Angell paid tribute to Gibson the pitcher, but more importantly, to Gibson the
man. He recognized Gibson for his sensitivity, his intelligence and grace.
Towards the end of the essay, Angell contemplated what life was like for Gibson
now that his playing days were through. “For the first time in our long talks,
he seemed a bit uncertain,” Angell wrote.

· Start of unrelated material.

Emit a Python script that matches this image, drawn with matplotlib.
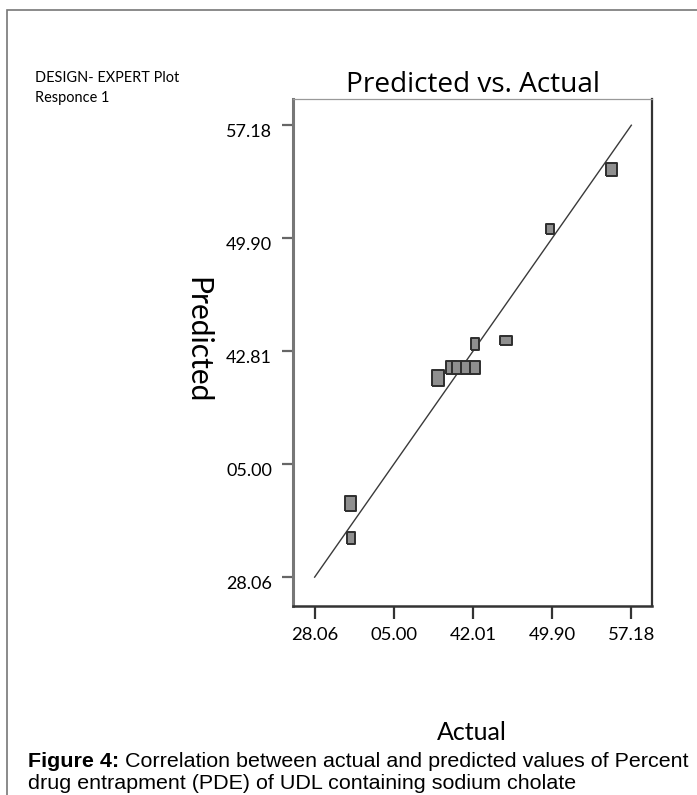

Baseball is the most individual and the most difficult of all team sports, and the handful of young men who can play it superbly must sense, however glimmeringly, that there will be some long-lasting future payment exacted for the privileges and satisfactions they have won for themselves. . . .Even those of us who have not been spoiled by any athletic triumphs of our own and the fulfillment of the wild expectations of our early youth are aware of a humdrum, twilight quality to all of our doings of middle life, however successful they may prove to be. There is a loss of light and ease and early joy, and we look to other exemplars – mentors and philosophers: grown men – to sustain us in that loss. A few athletes, a rare handful, have gone on, once their day out on the field was done, to join that number, and it is possible – the expectation will not quite go away – that Bob Gibson may be among them someday. Nothing he ever does will surprise me.
I could not master the art of pitching like Bob Gibson, and
I did not have the requisite talent to play baseball much beyond high school
ball. I love to write, but I will never have the purposeful clarity and
eloquence of Roger Angell. But I am grateful to both of these men for allowing
me a glimpse into their artistry. When I read the works of Angell, I feel that
I am experiencing a true artist, a writer of poise and stature. Like Gibson and
Brock, Ruth and Gehrig, DiMaggio and Musial, Angell belongs in Cooperstown,
where the masterful accomplishments of men in their younger years are
immortalized in the Hall of Fame. With the aid of good writing, not least the
clear and insightful prose of Roger Angell, I can, in some small way, remain
connected to the game and the men who played it well; and, in the imaginary
station of my soul, live out the dreams and unfulfilled expectations of youth.